Mélomane perpétuel, il choisit ses œuvres en fonction des objectifs de travail. Quand il planche sur un gros article en recherches fondamentales, il met du Wagner. Pour une demande de fonds, c’est plutôt Mozart...

 

Vedette des neurosciences

À titre de chercheur, Rossignol est l’une des vedettes des neurosciences canadiennes. L’une de ses recherches a démontré que les chats adultes pouvaient récupérer une fonction locomotrice des membres postérieurs après une section complète de la moelle épinière. Après une opération de greffe, l’animal est capable de retrouver certains réflexes. Sur une bande vidéo, on voit clairement les pattes arrière de l’animal avancer sur un tapis roulant. Le chat ne les contrôle pas avec précision, mais celles-ci retrouvent une partie de leurs fonctions. C’est ce qu’on appelle la récupération fonctionnelle. L’expérimentation sur des sujets humains n’est pas encore entamée, mais les chercheurs voient l’avenir avec optimisme.

Cette expérience a mis en pièces une certaine conception de la neurologie. « Quand j’ai fait mes études de médecine, on disait que les cellules neuronales ne se régénéraient pas, explique-t-il. Ce dogme est aujourd’hui abandonné. Non seulement elles se régénèrent, mais diverses techniques comme la transplantation de cellules ouvrent la voie à des thérapies prometteuses. »

Ses travaux ont permis de faire progresser les connaissances dans le traitement des dommages causés à la moelle épinière et la réhabilitation des patients victimes de tels traumatismes. Le neurologue a été décoré pour ses réalisations : Ordre national du Québec, prix Léo-Pariseau, médaille Christopher-Reeve. Au cours d’une entrevue téléphonique réalisée en 2001, l’homme qui a incarné Superman a rendu hommage à ses travaux. « Quand j’ai eu mon accident, en 1995, je ne connaissais pas grand-chose à la recherche en sciences neurologiques, disait l’acteur américain victime d’une chute de cheval qui l’a rendu quadraplégique. Mais je me suis beaucoup intéressé à cette question depuis, et j’ai eu le plaisir de constater que de grands pas ont été accomplis depuis six ans. »

Malheureusement, Christopher Reeve est décédé en 2004 avant de réaliser son grand rêve : marcher de nouveau.

 

 

Grand-père saltimbanque

Avec ses cheveux blancs en bataille et son regard pénétrant, Serge Rossignol est physiquement à mi-chemin entre Charles Dutoit et le professeur Tournesol. Son grand-père maternel, qu’il n’a jamais vu de sa vie, était un authentique saltimbanque qui se déplaçait dans une caravane de cirque. « J’ai grandi dans le quartier Rosemont. Ma famille n’était pas très tournée vers les sciences, mais appréciait les arts », dit le frère de la comédienne Michelle Rossignol.

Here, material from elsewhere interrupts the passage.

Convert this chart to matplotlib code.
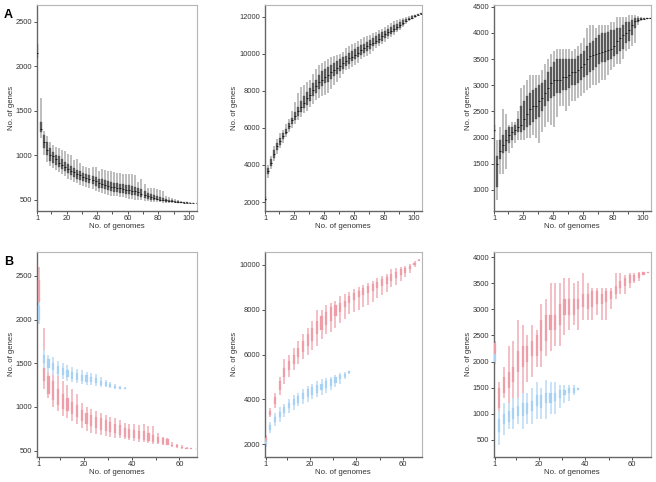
import matplotlib
matplotlib.use("Agg")
import matplotlib.pyplot as plt

# ---------------- data ----------------
genomes_A = list(range(1, 106, 2))

a1_lo  = [2000,1200,1000,930,880,860,840,810,790,770,740,720,700,690,670,660,650,640,620,600,590,580,570,560,550,545,540,535,530,520,515,510,505,500,495,490,485,480,478,475,472,470,468,466,465,463,462,470,470,470,470,470,470]
a1_q1  = [2100,1260,1080,1000,940,910,890,870,850,830,800,780,760,740,720,710,700,690,680,660,640,630,620,610,600,590,585,580,575,570,565,560,555,540,530,520,510,505,500,495,490,485,480,478,475,472,471,470,470,470,470,470,470]
a1_med = [2150,1300,1150,1060,1010,990,960,920,890,870,850,830,810,790,775,760,750,740,725,710,690,680,670,660,650,645,640,635,625,615,610,605,600,585,570,560,545,535,525,515,505,500,495,490,485,480,476,473,471,470,470,470,470]
a1_q3  = [2250,1380,1230,1150,1080,1040,1010,990,960,930,900,880,860,840,820,800,790,780,770,760,740,730,720,710,700,690,690,685,680,670,670,660,650,630,620,600,580,570,560,545,530,520,510,505,498,490,485,480,475,472,471,470,470]
a1_hi  = [2400,1650,1280,1220,1150,1120,1100,1080,1060,1050,1020,1000,950,960,920,880,870,860,870,870,830,850,840,830,820,810,800,800,790,790,790,790,780,700,730,680,640,630,630,620,610,600,540,530,520,510,500,490,480,475,472,471,470]

a2_lo  = [1950,3300,3800,4200,4600,4900,5200,5500,5800,6000,6200,6400,6600,6800,6900,7100,7300,7500,7600,7700,7800,7900,8100,8300,8500,8700,8900,9100,9200,9300,9400,9500,9700,9800,9900,10000,10150,10300,10400,10500,10650,10800,10900,11000,11150,11300,11450,11600,11750,11850,11950,12050,12150]
a2_q1  = [2050,3500,3950,4400,4800,5100,5400,5650,5950,6200,6450,6650,6850,7050,7250,7450,7700,7900,8100,8250,8400,8500,8650,8800,8900,9050,9200,9350,9450,9600,9700,9800,9950,10050,10150,10250,10400,10500,10600,10700,10850,10950,11050,11150,11300,11400,11550,11700,11820,11900,11990,12080,12150]
a2_med = [2150,3700,4100,4600,5000,5300,5550,5800,6100,6400,6650,6900,7100,7350,7600,7800,8050,8250,8450,8600,8750,8850,9000,9100,9250,9350,9500,9600,9750,9850,9950,10050,10200,10300,10400,10500,10600,10700,10800,10950,11050,11150,11250,11350,11450,11550,11650,11780,11880,11950,12030,12110,12170]
a2_q3  = [2250,3850,4300,4800,5200,5450,5700,5950,6250,6550,6850,7150,7450,7700,7950,8150,8400,8600,8850,9050,9200,9300,9400,9500,9600,9700,9800,9900,10050,10150,10250,10350,10450,10550,10650,10750,10850,10950,11050,11150,11250,11350,11450,11550,11600,11700,11800,11880,11950,12020,12070,12130,12180]
a2_hi  = [2400,4000,4500,5000,5400,5700,5900,6200,6500,6900,7400,7900,8200,8300,8500,8600,8900,9200,9400,9500,9600,9700,9800,9900,9950,10000,10100,10300,10400,10500,10600,10700,10800,10900,10950,11000,11100,11200,11300,11350,11450,11550,11650,11750,11800,11850,11950,12000,12050,12080,12110,12150,12200]

a3_lo  = [2000,800,1300,1300,1400,1700,1800,1900,1950,1950,1950,2000,2000,2050,2000,1900,2100,2200,2300,2250,2200,2400,2600,2600,2500,2600,2700,2700,2750,2800,2850,2900,2950,3000,3000,3050,3100,3100,3200,3300,3350,3400,3400,3500,3650,3700,3750,3800,4150,4220,4250,4260,4270]
a3_q1  = [2100,1050,1600,1700,1750,1900,1950,2050,2100,2100,2150,2200,2250,2300,2350,2400,2500,2600,2700,2750,2800,2850,2850,2900,2900,2950,3000,3000,3050,3100,3150,3200,3250,3300,3350,3400,3450,3450,3480,3500,3550,3600,3650,3700,3800,3850,3950,4100,4200,4240,4260,4270,4275]
a3_med = [2150,1500,1750,1850,1950,2050,2100,2150,2200,2250,2350,2450,2550,2600,2600,2700,2750,2850,2950,3050,3100,3100,3100,3150,3150,3200,3250,3250,3300,3350,3400,3500,3550,3580,3600,3620,3640,3650,3680,3700,3750,3850,3900,3950,4000,4050,4150,4220,4250,4260,4270,4275,4280]
a3_q3  = [2250,1650,1950,2050,2150,2200,2200,2250,2350,2600,2700,2800,2850,2900,2950,3000,3050,3100,3250,3350,3450,3500,3500,3500,3500,3500,3500,3500,3550,3600,3650,3750,3800,3850,3900,3950,4000,4000,4020,4050,4050,4100,4100,4150,4200,4200,4250,4280,4290,4280,4280,4280,4285]
a3_hi  = [2400,1950,2200,2550,2450,2250,2300,2300,2500,2950,3000,3100,3200,3200,3200,3200,3300,3400,3500,3600,3650,3700,3700,3700,3700,3700,3650,3700,3750,3800,3900,4100,4150,4150,4100,4150,4150,4150,4150,4200,4200,4300,4300,4300,4300,4350,4350,4350,4330,4300,4290,4290,4290]

genomes_pink = list(range(1, 68, 2))
genomes_blue = list(range(1, 38, 2))

b1p_lo = [2100,1200,1100,1000,950,900,870,840,800,760,720,700,690,680,670,660,650,640,630,620,610,600,595,590,580,575,570,560,540,530,525,520,520,520]
b1p_q1 = [2200,1300,1150,1080,1020,980,950,920,880,840,800,780,760,740,720,710,700,680,660,650,640,630,620,610,600,590,580,570,550,540,530,525,522,520]
b1p_q3 = [2450,1450,1350,1300,1200,1150,1100,1060,1020,960,930,910,890,870,850,830,810,790,760,750,740,730,720,700,680,660,640,630,570,560,545,535,528,522]
b1p_hi = [2600,1900,1500,1400,1350,1300,1250,1200,1150,1050,1000,980,950,930,910,890,870,850,820,800,800,790,800,780,780,700,660,650,600,580,560,545,535,525]

b1b_lo = [1950,1450,1400,1370,1350,1320,1300,1290,1270,1260,1250,1250,1240,1230,1225,1215,1210,1205,1200]
b1b_q1 = [2000,1500,1450,1420,1380,1360,1340,1320,1310,1300,1290,1280,1270,1255,1245,1230,1220,1210,1205]
b1b_q3 = [2150,1600,1550,1500,1470,1450,1420,1400,1390,1370,1360,1340,1330,1300,1285,1265,1245,1230,1215]
b1b_hi = [2200,1650,1600,1570,1530,1500,1480,1460,1440,1420,1400,1390,1380,1340,1310,1290,1265,1245,1225]

b2p_lo = [2000,3200,3600,4200,4700,5000,5300,5600,5800,6000,6200,6400,6700,6900,7000,7200,7400,7600,7800,7900,8000,8100,8200,8350,8500,8650,8800,9000,9100,9300,9450,9650,9900,10150]
b2p_q1 = [2100,3300,3800,4400,5000,5300,5600,5900,6100,6400,6600,6900,7100,7300,7500,7700,7900,8100,8300,8450,8550,8650,8750,8850,8950,9050,9150,9300,9400,9550,9650,9800,10000,10180]
b2p_q3 = [2300,3500,4100,4800,5400,5700,6000,6300,6600,6900,7200,7500,7700,7900,8100,8200,8300,8400,8600,8750,8850,8950,9050,9150,9250,9350,9450,9600,9700,9800,9850,9950,10100,10220]
b2p_hi = [2400,3600,4300,5000,5800,6000,6300,6600,6900,7200,7500,8000,8000,8200,8300,8400,8600,8700,8800,8900,9000,9100,9200,9300,9400,9500,9600,9800,9850,9900,9950,10050,10150,10240]

b2b_lo = [1900,2500,2800,3000,3200,3400,3550,3700,3800,3900,4000,4100,4200,4300,4400,4550,4700,4900,5150]
b2b_q1 = [2000,2650,3000,3200,3400,3600,3750,3850,4000,4100,4200,4300,4400,4500,4600,4750,4900,5000,5200]
b2b_q3 = [2150,2850,3200,3450,3650,3850,4000,4150,4300,4450,4550,4650,4700,4800,4900,5000,5100,5150,5250]
b2b_hi = [2200,3000,3400,3650,3800,4000,4200,4300,4450,4600,4700,4800,4900,4950,5000,5100,5200,5230,5270]

b3p_lo = [2100,1000,1300,1100,1200,1300,1300,1600,1700,1900,1900,2100,2200,2300,2300,2500,2600,2700,2600,2800,2800,2800,2900,2800,2800,3000,3200,3300,3300,3400,3500,3550,3650,3700]
b3p_q1 = [2150,1100,1400,1500,1600,1800,1900,2000,2100,2100,2200,2400,2600,2600,2700,2900,2900,2900,3000,3050,3000,3050,3100,3100,3150,3200,3300,3400,3450,3500,3550,3600,3660,3700]
b3p_q3 = [2350,1500,1700,1800,1900,2200,2300,2300,2400,2500,2800,2900,2900,2900,3100,3200,3200,3200,3200,3300,3300,3350,3350,3300,3350,3350,3450,3550,3600,3650,3650,3700,3710,3715]
b3p_hi = [2400,1600,1900,2300,2400,2800,2700,2500,2700,2600,3100,3200,3500,3500,3500,3600,3600,3500,3550,3700,3500,3400,3400,3400,3400,3400,3700,3700,3650,3700,3700,3720,3720,3720]

b3b_lo = [1950,400,600,700,700,800,700,800,800,900,900,900,1000,1000,1100,1200,1250,1350,1450]
b3b_q1 = [2000,650,800,850,900,950,950,1000,1050,1150,1100,1200,1200,1250,1300,1350,1400,1400,1460]
b3b_q3 = [2150,900,1000,1050,1100,1150,1200,1200,1250,1350,1350,1400,1400,1400,1450,1450,1500,1500,1490]
b3b_hi = [2200,1050,1200,1200,1300,1300,1400,1400,1500,1600,1500,1650,1600,1600,1550,1550,1550,1550,1500]

ylabel = "No. of genes"
xlabel = "No. of genomes"

# ---------------- drawing ----------------
plt.rcParams['font.family'] = ['Liberation Sans', 'DejaVu Sans']
fig = plt.figure(figsize=(6.56, 4.82), dpi=100)

W, H = 656.0, 482.0
def make_ax(left, top, w, h):
    return fig.add_axes([left / W, 1 - (top + h) / H, w / W, h / H])

def style(ax, xlim, ylim, yticks, xmajor, xminor):
    ax.set_xlim(*xlim)
    ax.set_ylim(*ylim)
    ax.set_yticks(yticks)
    ax.set_xticks(xmajor)
    ax.set_xticks(xminor, minor=True)
    ax.tick_params(axis='both', which='both', direction='out', labelsize=5.4,
                   colors='#333333', length=2, width=0.6, pad=1.2)
    ax.tick_params(axis='y', which='minor', left=False)
    for s in ['left', 'bottom']:
        ax.spines[s].set_color('#666666')
        ax.spines[s].set_linewidth(1.0)
    for s in ['top', 'right']:
        ax.spines[s].set_color('#b5b5b5')
        ax.spines[s].set_linewidth(0.8)
    ax.set_ylabel(ylabel, fontsize=5.6, color='#333333', labelpad=1)
    ax.set_xlabel(xlabel, fontsize=5.7, color='#333333', labelpad=0.3)

def draw_boxes(ax, x, lo, q1, q3, hi, med=None, box_c='#5e5e5e', wh_c='#ababab',
               edge_c='#444444', width=1.3, wlw=1.1):
    ax.vlines(x, lo, hi, colors=wh_c, linewidth=wlw, zorder=2)
    heights = [b - a for a, b in zip(q1, q3)]
    ax.bar(x, heights, bottom=q1, width=width, color=box_c, edgecolor=edge_c,
           linewidth=0.2, zorder=3)
    if med is not None:
        ax.hlines(med, [v - width / 2 for v in x], [v + width / 2 for v in x],
                  colors='#111111', linewidth=0.6, zorder=4)

xA_major = [1, 20, 40, 60, 80, 100]
xA_minor = [10, 30, 50, 70, 90]
xB_major = [1, 20, 40, 60]
xB_minor = [10, 30, 50]

ax1 = make_ax(37, 5, 160, 206)
draw_boxes(ax1, genomes_A, a1_lo, a1_q1, a1_q3, a1_hi, a1_med)
style(ax1, (0.7, 105.3), (376, 2691), [500, 1000, 1500, 2000, 2500], xA_major, xA_minor)

ax2 = make_ax(265, 5, 156.5, 206)
draw_boxes(ax2, genomes_A, a2_lo, a2_q1, a2_q3, a2_hi, a2_med)
style(ax2, (0.7, 105.3), (1515, 12630), [2000, 4000, 6000, 8000, 10000, 12000], xA_major, xA_minor)

ax3 = make_ax(494, 5, 156.5, 206)
draw_boxes(ax3, genomes_A, a3_lo, a3_q1, a3_q3, a3_hi, a3_med)
style(ax3, (0.7, 105.3), (599, 4532), [1000, 1500, 2000, 2500, 3000, 3500, 4000, 4500], xA_major, xA_minor)

pink_box, pink_wh = '#ee9ea9', '#f4bfc7'
blue_box, blue_wh = '#a9d1f1', '#c9e2f7'

def draw_b(ax, gp, plo, pq1, pq3, phi, gb, blo, bq1, bq3, bhi):
    draw_boxes(ax, gp, plo, pq1, pq3, phi, box_c=pink_box, wh_c=pink_wh,
               edge_c=pink_box, width=0.9, wlw=1.4)
    draw_boxes(ax, gb, blo, bq1, bq3, bhi, box_c=blue_box, wh_c=blue_wh,
               edge_c=blue_box, width=0.9, wlw=1.4)

ax4 = make_ax(37, 251.5, 160, 205.5)
draw_b(ax4, genomes_pink, b1p_lo, b1p_q1, b1p_q3, b1p_hi, genomes_blue, b1b_lo, b1b_q1, b1b_q3, b1b_hi)
style(ax4, (0.2, 67.4), (428, 2778), [500, 1000, 1500, 2000, 2500], xB_major, xB_minor)

ax5 = make_ax(265, 251.5, 156.5, 205.5)
draw_b(ax5, genomes_pink, b2p_lo, b2p_q1, b2p_q3, b2p_hi, genomes_blue, b2b_lo, b2b_q1, b2b_q3, b2b_hi)
style(ax5, (0.7, 68), (1434, 10593), [2000, 4000, 6000, 8000, 10000], xB_major, xB_minor)

ax6 = make_ax(494, 251.5, 156.5, 205.5)
draw_b(ax6, genomes_pink, b3p_lo, b3p_q1, b3p_q3, b3p_hi, genomes_blue, b3b_lo, b3b_q1, b3b_q3, b3b_hi)
style(ax6, (0.7, 68), (170, 4109), [500, 1000, 1500, 2000, 2500, 3000, 3500, 4000], xB_major, xB_minor)

fig.text(4 / W, 1 - 15 / H, "A", fontsize=9, fontweight='bold', va='center', ha='left')
fig.text(4 / W, 1 - 262 / H, "B", fontsize=9, fontweight='bold', va='center', ha='left')

fig.savefig("out.png", dpi=100)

Son amour de la musique va de Jean-Sébastien Bach au jazzman Bill Evans. Mais c’est aussi un homme de culture comme en témoignent la liste de ses romanciers préférés : Mordecai Richler, Oliver Sacks, Andreï Makine et Michel Tremblay.

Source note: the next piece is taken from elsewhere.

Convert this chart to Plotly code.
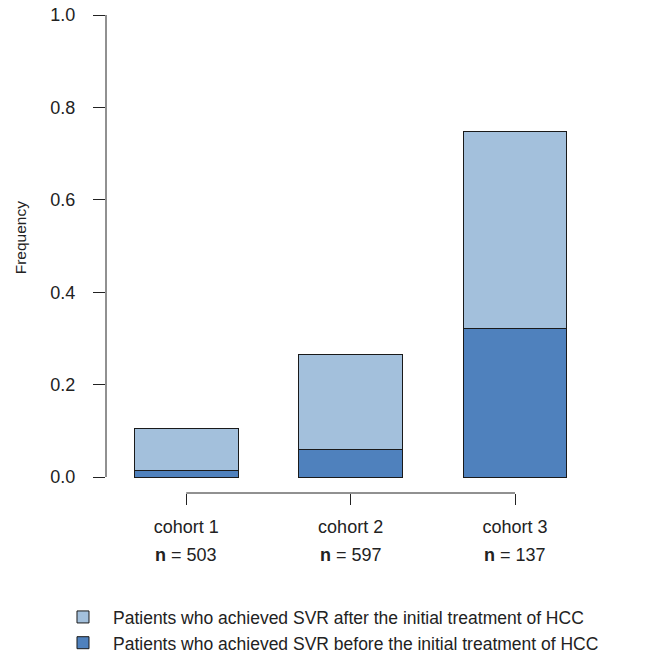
import plotly.graph_objects as go

# Cohorts and the share of patients in each SVR group
cohorts = ["cohort 1", "cohort 2", "cohort 3"]
n_patients = [503, 597, 137]
svr_before = [0.015, 0.059, 0.322]   # SVR before the initial treatment of HCC
svr_after = [0.089, 0.207, 0.425]    # SVR after the initial treatment of HCC (stacked on top)
y_ticks = [0.0, 0.2, 0.4, 0.6, 0.8, 1.0]

x_pos = list(range(len(cohorts)))
dark_blue = "#4F81BD"
light_blue = "#A3C0DC"
edge = "#1a1a1a"
font_family = "Liberation Sans, Arial, sans-serif"

fig = go.Figure()
fig.add_trace(go.Bar(
    x=x_pos, y=svr_before, width=0.63,
    marker=dict(color=dark_blue, line=dict(color=edge, width=1)),
    name="Patients who achieved SVR before the initial treatment of HCC",
))
fig.add_trace(go.Bar(
    x=x_pos, y=svr_after, width=0.63,
    marker=dict(color=light_blue, line=dict(color=edge, width=1)),
    name="Patients who achieved SVR after the initial treatment of HCC",
))

# Axis lines only span the data extent, base-graphics style
fig.add_shape(type="line", xref="paper", yref="y", x0=0, x1=0, y0=0, y1=1,
              line=dict(color="#222", width=1))
fig.add_shape(type="line", xref="x", yref="paper", x0=0, x1=2, y0=0, y1=0,
              line=dict(color="#222", width=1))

# Sample size below each cohort label
for xi, n in zip(x_pos, n_patients):
    fig.add_annotation(x=xi, xref="x", y=-0.1297, yref="paper",
                       text=f"<b>n</b> = {n}", showarrow=False,
                       xanchor="center", yanchor="middle",
                       font=dict(size=18, color="#222", family=font_family))

# Y-axis title
fig.add_annotation(x=-0.174, xref="paper", y=0.533, yref="paper",
                   text="Frequency", textangle=-90, showarrow=False,
                   xanchor="center", yanchor="middle",
                   font=dict(size=15.5, color="#222", family=font_family))

fig.update_layout(
    barmode="stack",
    width=655, height=654,
    margin=dict(l=106, r=55, t=15, b=161, autoexpand=False),
    paper_bgcolor="white", plot_bgcolor="white",
    font=dict(family=font_family, size=18, color="#222"),
    xaxis=dict(
        range=[-0.488, 2.517], tickvals=x_pos, ticktext=cohorts,
        ticks="outside", ticklen=11, tickcolor="#222", tickwidth=1,
        showline=False, showgrid=False, zeroline=False,
        ticklabelstandoff=6,
    ),
    yaxis=dict(
        range=[-0.0346, 1.0], tickvals=y_ticks,
        ticktext=[f"{v:.1f}" for v in y_ticks],
        ticks="outside", ticklen=12, tickcolor="#222", tickwidth=1,
        showline=False, showgrid=False, zeroline=False,
        ticklabelstandoff=14,
    ),
    legend=dict(
        xref="container", yref="container",
        x=0.0809, xanchor="left", y=0.084, yanchor="top",
        traceorder="reversed", font=dict(size=17.5, color="#222"),
        bgcolor="rgba(0,0,0,0)", itemwidth=50,
    ),
    showlegend=True,
)

fig.write_html("out.html")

Avec Céline Dussault, il forme un couple depuis 18 ans et leur union est placée sous le signe de la musique. Le coup de foudre a d’ailleurs eu lieu dans la chapelle de l’église Saint-Jean-Baptiste, alors que la soliste interprétait les Leçons de ténèbres de François Couperin. « Ça m’a touché droit au cœur », dit-il.

Une chanteuse avec un Rossignol : le match parfait !

Professeure au cégep Lionel-Groulx, Mme Dussault continue de se produire devant public, mais elle affectionne de plus en plus le piano, qu’elle joue depuis son enfance. « Regardez notre collection de partitions à quatre mains », dit mon hôte en ouvrant le placard de pin du salon. Au moins 200 reliures glanées ici et là chez les libraires et antiquaires d’Amérique et d’Europe sont classées devant nous. Beaucoup de pain sur la planche pour le couple musicien.

Le duo a donné plusieurs concerts « officiels » dans le cadre du Festival international de piano à quatre mains, qui s’est tenu de 1997 à 2002 à Montréal, mais il se contente désormais d’un auditoire d’amis, réuni une fois par an dans la maison familiale. Le dernier programme était intégralement consacré à Dvorjak. L’assistance était composée d’une vingtaine de personnes.

À 64 ans, le chercheur n’a aucune intention d’accrocher ses patins de chercheurs. Quant à sa carrière artistique, il a un seul objectif : « faire plus de jazz ».